## begin

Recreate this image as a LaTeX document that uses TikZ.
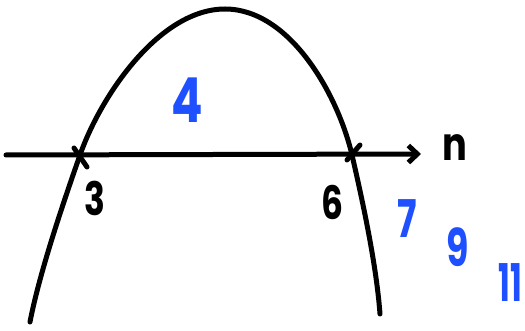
\documentclass[tikz,border=0pt]{standalone}
\usepackage{fontspec}
\setmainfont{Poppins}
\usetikzlibrary{arrows.meta}
\definecolor{penblue}{RGB}{30,80,255}
\tikzset{
  pen/.style={line width=5pt, line cap=round, line join=round, black},
  blk/.style={font=\fontsize{46}{46}\selectfont\bfseries, text=black, inner sep=0pt},
  blu/.style={font=\fontsize{52}{52}\selectfont\bfseries, text=penblue, inner sep=0pt},
}
\begin{document}
\begin{tikzpicture}[x=1pt,y=-1pt]
\useasboundingbox (0,0) rectangle (525,331);
% parabola
\draw[pen] (30,322) .. controls (40,270) and (66,195) .. (80,155)
  .. controls (101,95) and (160,9) .. (225,9)
  .. controls (290,9) and (338,95) .. (352,155)
  .. controls (360,190) and (376,260) .. (380,314);
% axis
\coordinate (axs) at (6,155);
\coordinate (axe) at (421,154);
\draw[pen, -{Straight Barb[length=9pt,width=17pt,line width=5pt]}] (axs) -- (axe);
% tick marks at roots
\coordinate (t1a) at (74,148);
\coordinate (t1b) at (87,167);
\coordinate (t2a) at (347,160);
\coordinate (t2b) at (360,145);
\draw[pen] (t1a) -- (t1b);
\draw[pen] (t2a) -- (t2b);
% labels
\node[blk, xscale=0.8] (n) at (455,148) {n};
\node[blk, xscale=0.75] (three) at (95,198) {3};
\node[blk, xscale=0.75] (six) at (332,202) {6};
\node[blu, font=\fontsize{62}{62}\selectfont\bfseries, xscale=0.75] (four) at (187,100) {4};
\node[blu, xscale=0.7] (seven) at (407,219) {7};
\node[blu, xscale=0.7] (nine) at (458,247) {9};
\node[blu, xscale=0.6] (eleven) at (510,283) {11};
\end{tikzpicture}
\end{document}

## end

## Your instructions
Make an exact copy of the data, leaving its pictures out.

## Solution for this problem
Recreate this image as a LaTeX document that uses TikZ.
\documentclass[tikz,border=0pt]{standalone}
\usepackage{fontspec}
\setmainfont{Poppins}
\usetikzlibrary{arrows.meta}
\definecolor{penblue}{RGB}{30,80,255}
\tikzset{
  pen/.style={line width=5pt, line cap=round, line join=round, black},
  blk/.style={font=\fontsize{46}{46}\selectfont\bfseries, text=black, inner sep=0pt},
  blu/.style={font=\fontsize{52}{52}\selectfont\bfseries, text=penblue, inner sep=0pt},
}
\begin{document}
\begin{tikzpicture}[x=1pt,y=-1pt]
\useasboundingbox (0,0) rectangle (525,331);
% parabola
\draw[pen] (30,322) .. controls (40,270) and (66,195) .. (80,155)
  .. controls (101,95) and (160,9) .. (225,9)
  .. controls (290,9) and (338,95) .. (352,155)
  .. controls (360,190) and (376,260) .. (380,314);
% axis
\coordinate (axs) at (6,155);
\coordinate (axe) at (421,154);
\draw[pen, -{Straight Barb[length=9pt,width=17pt,line width=5pt]}] (axs) -- (axe);
% tick marks at roots
\coordinate (t1a) at (74,148);
\coordinate (t1b) at (87,167);
\coordinate (t2a) at (347,160);
\coordinate (t2b) at (360,145);
\draw[pen] (t1a) -- (t1b);
\draw[pen] (t2a) -- (t2b);
% labels
\node[blk, xscale=0.8] (n) at (455,148) {n};
\node[blk, xscale=0.75] (three) at (95,198) {3};
\node[blk, xscale=0.75] (six) at (332,202) {6};
\node[blu, font=\fontsize{62}{62}\selectfont\bfseries, xscale=0.75] (four) at (187,100) {4};
\node[blu, xscale=0.7] (seven) at (407,219) {7};
\node[blu, xscale=0.7] (nine) at (458,247) {9};
\node[blu, xscale=0.6] (eleven) at (510,283) {11};
\end{tikzpicture}
\end{document}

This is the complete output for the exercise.